WASHINGTON (dpa-AFX) - After moving higher over the course of the previous session, treasuries gave back some ground during trading on Tuesday.
Bond prices climbed well off their worst levels after an early pullback but still ended the day modestly lower. Subsequently, the yield on the benchmark ten-year note, which moves opposite of its price, inched up by 1.7 basis points to 4.019 percent.
The early weakness among treasuries came as traders continued to express some uncertainty about the outlook for interest rates.
While the Federal Reserve is widely expected to leave interest rates unchanged later this month, traders have recently become increasingly skeptical about whether the central bank will cut rates in March.

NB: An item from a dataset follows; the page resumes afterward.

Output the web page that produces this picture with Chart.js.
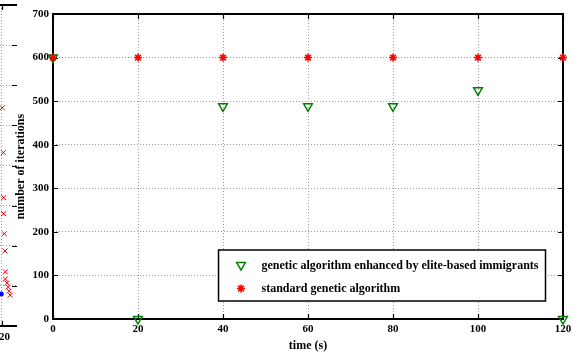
<!DOCTYPE html>
<html>
<head>
<meta charset="utf-8">
<script src="https://cdn.jsdelivr.net/npm/chart.js@4/dist/chart.umd.min.js"></script>
<style>
  html, body { margin: 0; padding: 0; background: #fff; overflow: hidden; }
  #wrap { position: relative; width: 573px; height: 356px; overflow: hidden; background: #fff; }
  #side { position: absolute; left: -205px; top: 0; }
  #main { position: absolute; left: 0; top: 0; }
</style>
</head>
<body>
<div id="wrap">
  <canvas id="side" width="222" height="356"></canvas>
  <canvas id="main" width="573" height="356"></canvas>
</div>
<script>
// Sample times (s) and iteration counts for the two algorithms
const timeTicks = [0, 20, 40, 60, 80, 100, 120];
const iterTicks = [0, 100, 200, 300, 400, 500, 600, 700];
const eliteGA = [600, 0, 488, 488, 488, 525, 0];
const standardGA = [600, 600, 600, 600, 600, 600, 600];

// Neighbouring panel (only its right edge falls inside the figure)
const sideTicksX = [0, 20, 40, 60, 80, 100, 120];
const sideTicksY = [0, 100, 200, 300, 400, 500, 600, 700, 800];
const sideRedX = [120.3, 121.0, 121.2, 121.2, 121.6, 122.1, 122.3, 122.3, 123.5, 124.2, 124.8, 125.5];
const sideRedY = [544, 432, 320, 280, 230, 187, 135, 117, 107, 97, 87, 77];
const sideBlueX = [119.6];
const sideBlueY = [80];

const FONT = { family: '"Liberation Serif", "Times New Roman", serif', weight: 'bold', size: 11 };
const TITLE_FONT = { family: '"Liberation Serif", "Times New Roman", serif', weight: 'bold', size: 12 };
const GRID_COLOR = '#9a9a9a';
const GREEN = '#008000';
const RED = '#ff0000';

function pairs(xs, ys) { return xs.map((x, i) => ({ x: x, y: ys[i] })); }

// Keep tick-label overhang from pushing the plot area inwards
function noEdgePadding(s) { s.paddingLeft = 0; s.paddingRight = 0; }

// Box frame with inward tick marks on the chosen sides
function framePlugin(sides) {
  return {
    id: 'frame',
    beforeDatasetsDraw(chart) {
      const { ctx, chartArea: a, scales } = chart;
      const tl = 5;
      ctx.save();
      ctx.strokeStyle = '#000';
      ctx.lineWidth = 1.2;
      ctx.beginPath();
      scales.y.ticks.forEach(t => {
        const py = Math.round(scales.y.getPixelForValue(t.value)) + 0.5;
        if (sides.left) { ctx.moveTo(a.left, py); ctx.lineTo(a.left + tl, py); }
        if (sides.right || sides.rightTicks) { ctx.moveTo(a.right, py); ctx.lineTo(a.right - tl, py); }
      });
      scales.x.ticks.forEach(t => {
        const px = Math.round(scales.x.getPixelForValue(t.value)) + 0.5;
        if (sides.bottom) { ctx.moveTo(px, a.bottom); ctx.lineTo(px, a.bottom - tl); }
        if (sides.top) { ctx.moveTo(px, a.top); ctx.lineTo(px, a.top + tl); }
      });
      ctx.stroke();
      ctx.lineWidth = 2;
      ctx.beginPath();
      if (sides.top) { ctx.moveTo(a.left, a.top); ctx.lineTo(a.right, a.top); }
      if (sides.bottom) { ctx.moveTo(a.left, a.bottom); ctx.lineTo(a.right, a.bottom); }
      if (sides.left) { ctx.moveTo(a.left, a.top - 1); ctx.lineTo(a.left, a.bottom + 1); }
      if (sides.right) { ctx.moveTo(a.right, a.top - 1); ctx.lineTo(a.right, a.bottom + 1); }
      ctx.stroke();
      ctx.restore();
    }
  };
}

function markerAt(ctx, ds, x, y) {
  ctx.save();
  ctx.strokeStyle = ds.borderColor;
  ctx.fillStyle = ds.backgroundColor;
  ctx.lineWidth = ds.borderWidth;
  Chart.helpers.drawPoint(ctx, {
    pointStyle: ds.pointStyle,
    rotation: ds.pointRotation || 0,
    radius: ds.pointRadius,
    borderWidth: ds.borderWidth
  }, x, y);
  ctx.restore();
}

// Boxed legend in the lower right of the plot area
const boxLegend = {
  id: 'boxLegend',
  afterDatasetsDraw(chart) {
    const { ctx, chartArea: a } = chart;
    const entries = [chart.data.datasets[1], chart.data.datasets[0]];
    ctx.save();
    ctx.font = 'bold 12px "Liberation Serif", "Times New Roman", serif';
    const tw = Math.max(...entries.map(d => ctx.measureText(d.label).width));
    const right = a.right - 17.5;
    const bottom = a.bottom - 18;
    const left = right - 7 - tw - 43;
    const top = bottom - 51;
    ctx.fillStyle = '#fff';
    ctx.fillRect(left, top, right - left, bottom - top);
    ctx.strokeStyle = '#000';
    ctx.lineWidth = 1.5;
    ctx.strokeRect(left, top, right - left, bottom - top);
    entries.forEach((d, i) => {
      const cy = top + 15 + i * 23.5;
      markerAt(ctx, d, left + 22.5, cy);
      ctx.fillStyle = '#000';
      ctx.textBaseline = 'middle';
      ctx.textAlign = 'left';
      ctx.fillText(d.label, left + 43, cy + 0.5);
    });
    ctx.restore();
  }
};

const sideCanvas = document.getElementById('side');
const sideChart = new Chart(sideCanvas, {
  type: 'scatter',
  data: {
    datasets: [
      { data: pairs(sideRedX, sideRedY), pointStyle: 'crossRot', pointRadius: 3.5,
        borderColor: RED, backgroundColor: RED, borderWidth: 1, clip: false },
      { data: pairs(sideBlueX, sideBlueY), pointStyle: 'circle', pointRadius: 2.5,
        borderColor: '#0000ff', backgroundColor: '#0000ff', borderWidth: 0, clip: false }
    ]
  },
  options: {
    responsive: false, animation: false,
    layout: { padding: { left: 0, right: 0, top: 5, bottom: 0 } },
    plugins: { legend: { display: false }, tooltip: { enabled: false } },
    scales: {
      x: {
        type: 'linear', min: 0, max: 130,
        afterBuildTicks: s => { s.ticks = sideTicksX.map(v => ({ value: v })); },
        ticks: { color: '#000', font: FONT, padding: 5, maxRotation: 0 },
        grid: { color: GRID_COLOR, lineWidth: 1, drawTicks: false },
        border: { display: false, dash: [1, 2] },
        afterFit: s => { s.height = 30; noEdgePadding(s); }
      },
      y: {
        type: 'linear', min: 0, max: 800,
        afterBuildTicks: s => { s.ticks = sideTicksY.map(v => ({ value: v })); },
        ticks: { display: false },
        grid: { color: GRID_COLOR, lineWidth: 1, drawTicks: false },
        border: { display: false, dash: [1, 2] },
        afterFit: s => { s.width = 20; }
      }
    }
  },
  plugins: [framePlugin({ top: true, bottom: true, left: true, right: false, rightTicks: true })]
});
// Slide the neighbouring panel so its last tick sits at the figure's left edge
sideCanvas.style.left = (1.5 - sideChart.scales.x.getPixelForValue(120)) + 'px';

new Chart(document.getElementById('main'), {
  type: 'scatter',
  data: {
    datasets: [
      { label: 'standard genetic algorithm', data: pairs(timeTicks, standardGA),
        pointStyle: 'star', pointRadius: 4, borderColor: RED, backgroundColor: RED,
        borderWidth: 1.6, order: 0, clip: false },
      { label: 'genetic algorithm enhanced by elite-based immigrants', data: pairs(timeTicks, eliteGA),
        pointStyle: 'triangle', pointRotation: 180, pointRadius: 5, borderColor: GREEN,
        backgroundColor: 'rgba(0,0,0,0)', borderWidth: 1.5, order: 1, clip: false }
    ]
  },
  options: {
    responsive: false, animation: false,
    layout: { padding: { left: 0, right: 10, top: 14, bottom: 0 } },
    plugins: { legend: { display: false }, tooltip: { enabled: false } },
    scales: {
      x: {
        type: 'linear', min: 0, max: 120,
        afterBuildTicks: s => { s.ticks = timeTicks.map(v => ({ value: v })); },
        ticks: { color: '#000', font: FONT, padding: 4, maxRotation: 0 },
        grid: { color: GRID_COLOR, lineWidth: 1, drawTicks: false },
        border: { display: false, dash: [1, 2] },
        title: { display: true, text: 'time (s)', color: '#000', font: TITLE_FONT, padding: { top: 0, bottom: 3 } },
        afterFit: s => { s.height = 37; noEdgePadding(s); }
      },
      y: {
        type: 'linear', min: 0, max: 700,
        afterBuildTicks: s => { s.ticks = iterTicks.map(v => ({ value: v })); },
        ticks: { color: '#000', font: FONT, padding: 4 },
        grid: { color: GRID_COLOR, lineWidth: 1, drawTicks: false },
        border: { display: false, dash: [1, 2] },
        title: { display: true, text: 'number of iterations', color: '#000', font: TITLE_FONT, padding: { top: 14, bottom: 0 } },
        afterFit: s => { s.width = 53; }
      }
    }
  },
  plugins: [framePlugin({ top: true, bottom: true, left: true, right: true }), boxLegend]
});
</script>
</body>
</html>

CME Group's FedWatch Tool still indicates a 60.9 percent chance the Fed will lower rates by a quarter point in March, but that figure is well below recent highs.
Treasuries recovered from the initial pullback but moved back to the downside after the Treasury Department revealed this month's auction of $52 billion worth of three-year notes attracted slightly below average demand.
The three-year note auction drew a high yield of 4.105 percent and a bid-to-cover ratio of 2.67, while the ten previous three-year note auctions had an average bid-to-cover ratio of 2.71.
The bid-to-cover ratio is a measure of demand that indicates the amount of bids for each dollar worth of securities being sold.
Trading activity may be somewhat subdued on Wednesday amid a relatively quiet day on the U.S. economic front.